◆ **Description of the task**: Can you print the data exactly and leave out each image?
[Begin Supplied material]
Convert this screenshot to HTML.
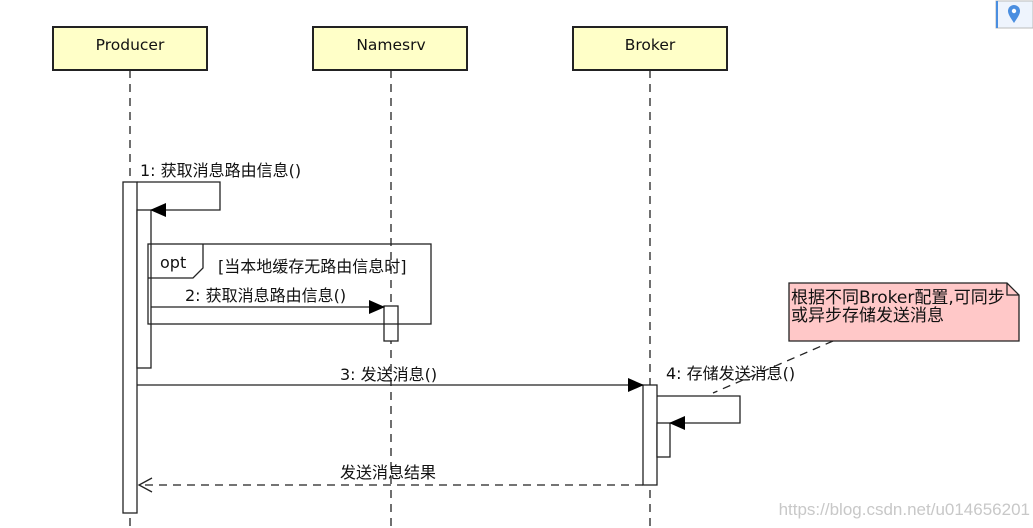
<!DOCTYPE html>
<html><head><meta charset="utf-8"><style>
html,body{margin:0;padding:0;background:#fff;width:1033px;height:528px;overflow:hidden}
text{font-family:"DejaVu Sans","Noto Sans CJK SC",sans-serif;fill:#111}
</style></head><body>
<svg width="1033" height="528" xmlns="http://www.w3.org/2000/svg" font-size="16">
<defs>
<marker id="fa" markerWidth="16" markerHeight="14" refX="15" refY="7" orient="auto" markerUnits="userSpaceOnUse"><path d="M0,0 L16,7 L0,14 Z" fill="#000"/></marker>
</defs>
<g stroke="#222" stroke-width="1.3" stroke-dasharray="8,6">
<line x1="130" y1="70" x2="130" y2="528"/>
<line x1="391" y1="70" x2="391" y2="528"/>
<line x1="650" y1="70" x2="650" y2="528"/>
</g>
<g fill="#ffffc8" stroke="#222" stroke-width="2">
<rect x="53" y="27" width="154" height="43"/>
<rect x="313" y="27" width="154" height="43"/>
<rect x="573" y="27" width="154" height="43"/>
</g>
<text x="130" y="50" text-anchor="middle" font-size="15.5">Producer</text>
<text x="391" y="50" text-anchor="middle" font-size="15.5">Namesrv</text>
<text x="650" y="50" text-anchor="middle" font-size="15.5">Broker</text>
<g fill="#fff" stroke="#222" stroke-width="1.3">
<rect x="123" y="182" width="14" height="331"/>
<rect x="137" y="210" width="14" height="158"/>
<rect x="384" y="306" width="14" height="35"/>
<rect x="643" y="385" width="14" height="100"/>
<rect x="657" y="423" width="13" height="34"/>
</g>
<polyline points="137,182 220,182 220,210 151,210" fill="none" stroke="#222" stroke-width="1.3" marker-end="url(#fa)"/>
<text x="140" y="176">1: 获取消息路由信息()</text>
<rect x="148" y="244" width="283" height="80" fill="none" stroke="#222" stroke-width="1.3"/>
<polyline points="148,278 193,278 203,268 203,244" fill="none" stroke="#222" stroke-width="1.3"/>
<text x="160" y="268">opt</text>
<text x="218" y="272">[当本地缓存无路由信息时]</text>
<line x1="151" y1="307" x2="384" y2="307" stroke="#222" stroke-width="1.3" marker-end="url(#fa)"/>
<text x="185" y="301">2: 获取消息路由信息()</text>
<line x1="137" y1="385" x2="643" y2="385" stroke="#222" stroke-width="1.3" marker-end="url(#fa)"/>
<text x="340" y="380">3: 发送消息()</text>
<polyline points="657,396 740,396 740,423 670,423" fill="none" stroke="#222" stroke-width="1.3" marker-end="url(#fa)"/>
<text x="666" y="379">4: 存储发送消息()</text>
<line x1="643" y1="485" x2="139" y2="485" stroke="#222" stroke-width="1.3" stroke-dasharray="8,6"/>
<polyline points="152,478 139,485 152,492" fill="none" stroke="#222" stroke-width="1.3"/>
<text x="340" y="478">发送消息结果</text>
<line x1="833" y1="341" x2="713" y2="393" stroke="#222" stroke-width="1.3" stroke-dasharray="8,6"/>
<path d="M789,283 L1007,283 L1019,295 L1019,341 L789,341 Z" fill="#ffc8c8" stroke="#222" stroke-width="1.3"/>
<polyline points="1007,283 1007,295 1019,295" fill="none" stroke="#222" stroke-width="1.3"/>
<text x="791" y="303" font-size="17">根据不同Broker配置,可同步</text>
<text x="791" y="321" font-size="17">或异步存储发送消息</text>
<text x="1030" y="515" text-anchor="end" font-size="17" style="fill:#c8c8c8;font-family:'Liberation Sans',sans-serif">https://blog.csdn.net/u014656201</text>
<rect x="996" y="1" width="37" height="27" fill="#eef4fd" stroke="#bbb"/>
<rect x="996" y="1" width="2" height="27" fill="#4a8ee0"/>
<path d="M1014,23 C1010,17 1008,14 1008,11 A6,6 0 0 1 1020,11 C1020,14 1018,17 1014,23 Z" fill="#4a8ee0"/>
<circle cx="1014" cy="11" r="2.2" fill="#fff"/>
</svg>
</body></html>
[End Supplied material]
◆ **Solution to this task**:
Convert this screenshot to HTML.
<!DOCTYPE html>
<html><head><meta charset="utf-8"><style>
html,body{margin:0;padding:0;background:#fff;width:1033px;height:528px;overflow:hidden}
text{font-family:"DejaVu Sans","Noto Sans CJK SC",sans-serif;fill:#111}
</style></head><body>
<svg width="1033" height="528" xmlns="http://www.w3.org/2000/svg" font-size="16">
<defs>
<marker id="fa" markerWidth="16" markerHeight="14" refX="15" refY="7" orient="auto" markerUnits="userSpaceOnUse"><path d="M0,0 L16,7 L0,14 Z" fill="#000"/></marker>
</defs>
<g stroke="#222" stroke-width="1.3" stroke-dasharray="8,6">
<line x1="130" y1="70" x2="130" y2="528"/>
<line x1="391" y1="70" x2="391" y2="528"/>
<line x1="650" y1="70" x2="650" y2="528"/>
</g>
<g fill="#ffffc8" stroke="#222" stroke-width="2">
<rect x="53" y="27" width="154" height="43"/>
<rect x="313" y="27" width="154" height="43"/>
<rect x="573" y="27" width="154" height="43"/>
</g>
<text x="130" y="50" text-anchor="middle" font-size="15.5">Producer</text>
<text x="391" y="50" text-anchor="middle" font-size="15.5">Namesrv</text>
<text x="650" y="50" text-anchor="middle" font-size="15.5">Broker</text>
<g fill="#fff" stroke="#222" stroke-width="1.3">
<rect x="123" y="182" width="14" height="331"/>
<rect x="137" y="210" width="14" height="158"/>
<rect x="384" y="306" width="14" height="35"/>
<rect x="643" y="385" width="14" height="100"/>
<rect x="657" y="423" width="13" height="34"/>
</g>
<polyline points="137,182 220,182 220,210 151,210" fill="none" stroke="#222" stroke-width="1.3" marker-end="url(#fa)"/>
<text x="140" y="176">1: 获取消息路由信息()</text>
<rect x="148" y="244" width="283" height="80" fill="none" stroke="#222" stroke-width="1.3"/>
<polyline points="148,278 193,278 203,268 203,244" fill="none" stroke="#222" stroke-width="1.3"/>
<text x="160" y="268">opt</text>
<text x="218" y="272">[当本地缓存无路由信息时]</text>
<line x1="151" y1="307" x2="384" y2="307" stroke="#222" stroke-width="1.3" marker-end="url(#fa)"/>
<text x="185" y="301">2: 获取消息路由信息()</text>
<line x1="137" y1="385" x2="643" y2="385" stroke="#222" stroke-width="1.3" marker-end="url(#fa)"/>
<text x="340" y="380">3: 发送消息()</text>
<polyline points="657,396 740,396 740,423 670,423" fill="none" stroke="#222" stroke-width="1.3" marker-end="url(#fa)"/>
<text x="666" y="379">4: 存储发送消息()</text>
<line x1="643" y1="485" x2="139" y2="485" stroke="#222" stroke-width="1.3" stroke-dasharray="8,6"/>
<polyline points="152,478 139,485 152,492" fill="none" stroke="#222" stroke-width="1.3"/>
<text x="340" y="478">发送消息结果</text>
<line x1="833" y1="341" x2="713" y2="393" stroke="#222" stroke-width="1.3" stroke-dasharray="8,6"/>
<path d="M789,283 L1007,283 L1019,295 L1019,341 L789,341 Z" fill="#ffc8c8" stroke="#222" stroke-width="1.3"/>
<polyline points="1007,283 1007,295 1019,295" fill="none" stroke="#222" stroke-width="1.3"/>
<text x="791" y="303" font-size="17">根据不同Broker配置,可同步</text>
<text x="791" y="321" font-size="17">或异步存储发送消息</text>
<text x="1030" y="515" text-anchor="end" font-size="17" style="fill:#c8c8c8;font-family:'Liberation Sans',sans-serif">https://blog.csdn.net/u014656201</text>
<rect x="996" y="1" width="37" height="27" fill="#eef4fd" stroke="#bbb"/>
<rect x="996" y="1" width="2" height="27" fill="#4a8ee0"/>
<path d="M1014,23 C1010,17 1008,14 1008,11 A6,6 0 0 1 1020,11 C1020,14 1018,17 1014,23 Z" fill="#4a8ee0"/>
<circle cx="1014" cy="11" r="2.2" fill="#fff"/>
</svg>
</body></html>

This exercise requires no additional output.